## Task prompt
Using the data that follows, return exactly the lines from the one that contains "The picture is" through the one that contains "32, color: '#000'", ends included.

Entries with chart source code

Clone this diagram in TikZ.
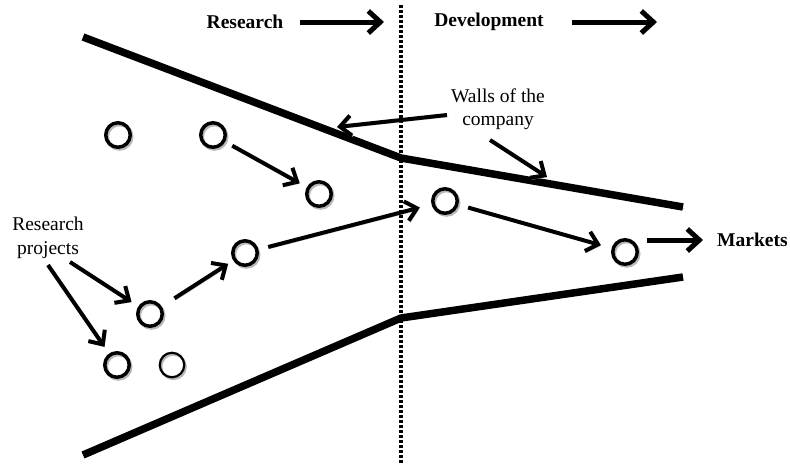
\documentclass[tikz,border=0pt]{standalone}
\usepackage{fontspec}
\setmainfont{Liberation Serif}
\usetikzlibrary{arrows.meta}
\begin{document}
\begin{tikzpicture}[x=1pt,y=-1pt,
  shad/.style={preaction={draw=black!28, transform canvas={shift={(1.5,1.8)}}}},
  wall/.style={line width=7.5pt, line cap=butt, line join=miter, shad},
  proj/.style={circle, draw, line width=3.5pt, minimum size=24.5pt, inner sep=0pt, shad},
  arr/.style={line width=4pt, -{Straight Barb[length=11pt,width=20pt]}, shad},
  barr/.style={line width=5pt, -{Straight Barb[length=12pt,width=22pt]}, shad},
  lbl/.style={font=\fontsize{19.5}{23.5}\selectfont, align=center, inner sep=0pt},
  blbl/.style={font=\fontsize{19.5}{23.5}\selectfont\bfseries, inner sep=0pt}]
\useasboundingbox (0,0) rectangle (790,464);
% divider
\coordinate (dtop) at (401,5);
\coordinate (dbot) at (401,464);
\draw[line width=4pt, dash pattern=on 3pt off 2pt] (dtop) -- (dbot);
% walls
\coordinate (t1) at (83,37);
\coordinate (t2) at (401,158);
\coordinate (t3) at (683,207);
\coordinate (b1) at (83,455);
\coordinate (b2) at (401,318);
\coordinate (b3) at (683,277);
\draw[wall] (t1) -- (t2) -- (t3);
\draw[wall] (b1) -- (b2) -- (b3);
% headers
\node[blbl] (res) at (245,22) {Research};
\coordinate (resT) at (384,22);
\draw[barr, shorten <=17pt] (res.east) -- (resT);
\node[blbl] (dev) at (489,22) {Development};
\coordinate (devT) at (657,22);
\draw[barr, shorten <=28pt] (dev.east) -- (devT);
% projects
\node[proj] (c1) at (118,135) {};
\node[proj] (c2) at (213,135) {};
\node[proj] (c3) at (319,194) {};
\node[proj] (c4) at (445,201) {};
\node[proj] (c5) at (625,252) {};
\node[proj] (c6) at (245,253) {};
\node[proj] (c7) at (150,314) {};
\node[proj] (c8) at (117,365) {};
\node[proj, line width=2.2pt] (c9) at (172,365) {};
\draw[arr, shorten <=8pt, shorten >=8pt] (c2) -- (c3);
\draw[arr, shorten <=15pt, shorten >=6pt] (c7) -- (c6);
\draw[arr, shorten <=10pt, shorten >=12pt] (c6) -- (c4);
\draw[arr, shorten <=10pt, shorten >=11pt] (c4) -- (c5);
% markets
\node[blbl, anchor=west] (mk) at (717,240) {Markets};
\draw[barr, shorten <=8pt, shorten >=14pt] (c5.east |- mk.west) -- (mk.west);
% walls label
\node[lbl] (wl) at (498,109) {Walls of the\\company};
\coordinate (w1s) at (447,115);
\coordinate (w1) at (337,127);
\coordinate (w2s) at (490,140);
\coordinate (w2) at (547,177);
\draw[arr] (w1s) -- (w1);
\draw[arr] (w2s) -- (w2);
% research projects label
\node[lbl] (rp) at (48,238) {Research\\projects};
\coordinate (rp1s) at (70,262);
\coordinate (rp2s) at (48,265);
\draw[arr, shorten >=8pt] (rp1s) -- (c7);
\draw[arr, shorten >=8pt] (rp2s) -- (c8);
\end{tikzpicture}
\end{document}
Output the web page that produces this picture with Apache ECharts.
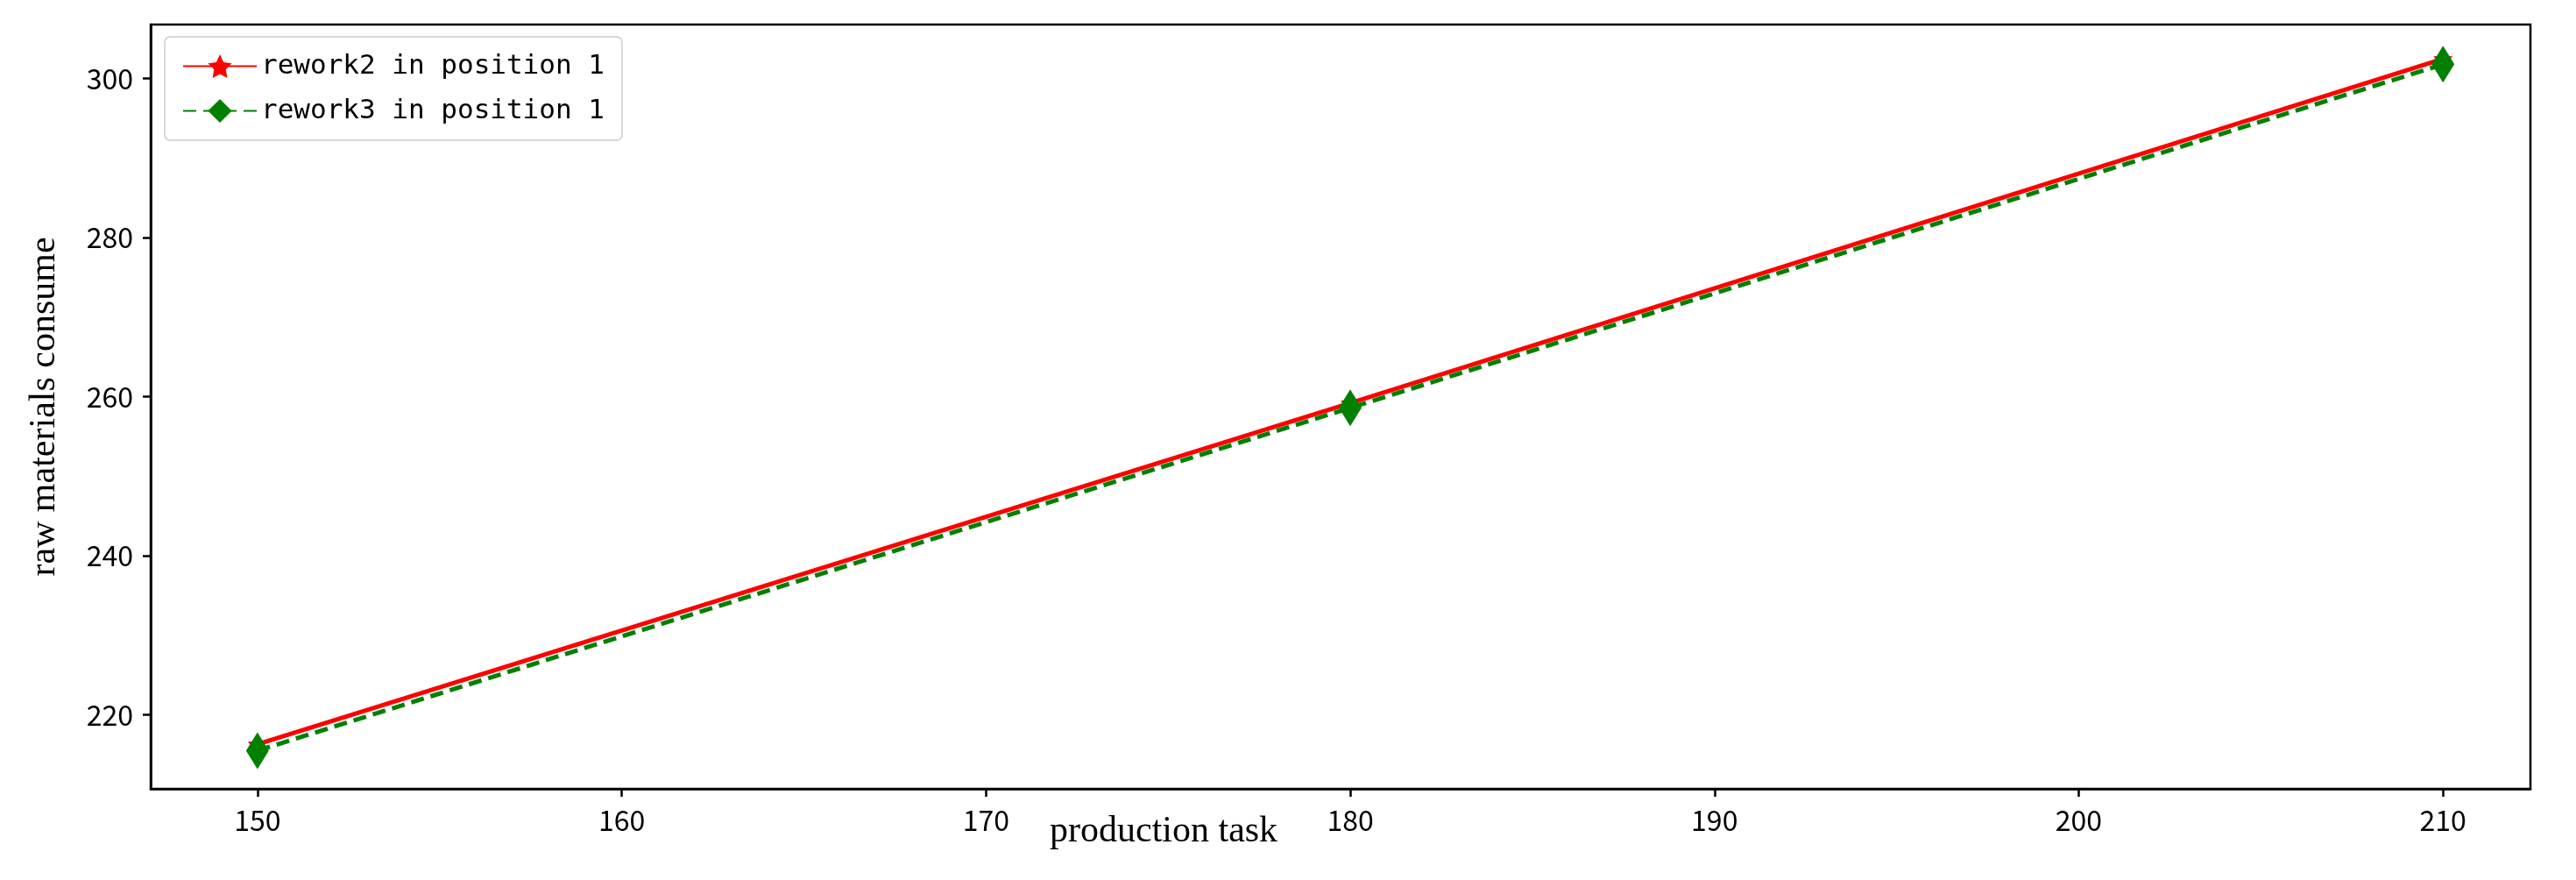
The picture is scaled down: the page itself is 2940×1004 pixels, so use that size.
<!DOCTYPE html>
<html>
<head>
<meta charset="utf-8">
<script src="https://cdn.jsdelivr.net/npm/echarts@6/dist/echarts.min.js"></script>
<style>html,body{margin:0;padding:0;background:#fff}#chart{width:2940px;height:1004px}</style>
</head>
<body>
<div id="chart"></div>
<script>
const tasks = [150, 180, 210];
const rework2 = [216.3, 259.2, 302.5];
const rework3 = [215.5, 258.6, 301.8];
const xTicks = [150, 160, 170, 180, 190, 200, 210];
const yTicks = [220, 240, 260, 280, 300];

const tickFont = { fontFamily: '"Noto Sans CJK SC"', fontSize: 32, color: '#000' };

const chart = echarts.init(document.getElementById('chart'));
chart.setOption({
  animation: false,
  grid: { left: 172, right: 52, top: 28, bottom: 104, show: true, borderColor: '#000', borderWidth: 2.5, backgroundColor: 'transparent' },
  legend: {
    left: 188, top: 42, orient: 'vertical', itemGap: 20, itemWidth: 84, itemHeight: 34,
    backgroundColor: '#fff', borderColor: '#ccc', borderWidth: 1.5, borderRadius: 6, padding: [18, 20],
    textStyle: { fontFamily: '"DejaVu Sans Mono"', fontSize: 31, color: '#000' },
    data: ['rework2 in position 1', 'rework3 in position 1']
  },
  xAxis: {
    type: 'value', min: 147.07, max: 212.4,
    axisLine: { show: true, lineStyle: { color: '#000', width: 2.5 } },
    axisTick: { show: true, length: 9, lineStyle: { color: '#000', width: 2.5 }, customValues: xTicks },
    axisLabel: Object.assign({ margin: 20, customValues: xTicks }, tickFont),
    splitLine: { show: false }
  },
  yAxis: {
    type: 'value', min: 210.7, max: 306.8,
    name: 'raw materials consume', nameLocation: 'middle', nameGap: 100,
    nameTextStyle: { fontFamily: '"Liberation Serif"', fontSize: 42, color: '#000' },
    axisLine: { show: true, lineStyle: { color: '#000', width: 2.5 } },
    axisTick: { show: true, length: 9, lineStyle: { color: '#000', width: 2.5 }, customValues: yTicks },
    axisLabel: Object.assign({ margin: 20, customValues: yTicks }, tickFont),
    splitLine: { show: false }
  },
  graphic: [{
    type: 'text', left: 1198, top: 928,
    style: { text: 'production task', font: '42px "Liberation Serif"', fill: '#000' }
  }],
  series: [
    {
      name: 'rework2 in position 1', type: 'line',
      data: tasks.map((t, i) => [t, rework2[i]]),
      symbol: 'path://M0,-10 L2.9,-4 9.5,-3.1 4.7,1.5 5.9,8.1 0,5 -5.9,8.1 -4.7,1.5 -9.5,-3.1 -2.9,-4 Z',
      symbolSize: 22, showAllSymbol: true,
      lineStyle: { color: '#ff0000', width: 5 }, itemStyle: { color: '#ff0000' }, z: 2
    },
    {
      name: 'rework3 in position 1', type: 'line',
      data: tasks.map((t, i) => [t, rework3[i]]),
      symbol: 'diamond', symbolSize: [26, 42],
      lineStyle: { color: '#008000', width: 5, type: [15, 8] }, itemStyle: { color: '#008000' }, z: 3
    }
  ]
});
</script>
</body>
</html>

## Full output
The picture is scaled down: the page itself is 2940×1004 pixels, so use that size.
<!DOCTYPE html>
<html>
<head>
<meta charset="utf-8">
<script src="https://cdn.jsdelivr.net/npm/echarts@6/dist/echarts.min.js"></script>
<style>html,body{margin:0;padding:0;background:#fff}#chart{width:2940px;height:1004px}</style>
</head>
<body>
<div id="chart"></div>
<script>
const tasks = [150, 180, 210];
const rework2 = [216.3, 259.2, 302.5];
const rework3 = [215.5, 258.6, 301.8];
const xTicks = [150, 160, 170, 180, 190, 200, 210];
const yTicks = [220, 240, 260, 280, 300];

const tickFont = { fontFamily: '"Noto Sans CJK SC"', fontSize: 32, color: '#000' };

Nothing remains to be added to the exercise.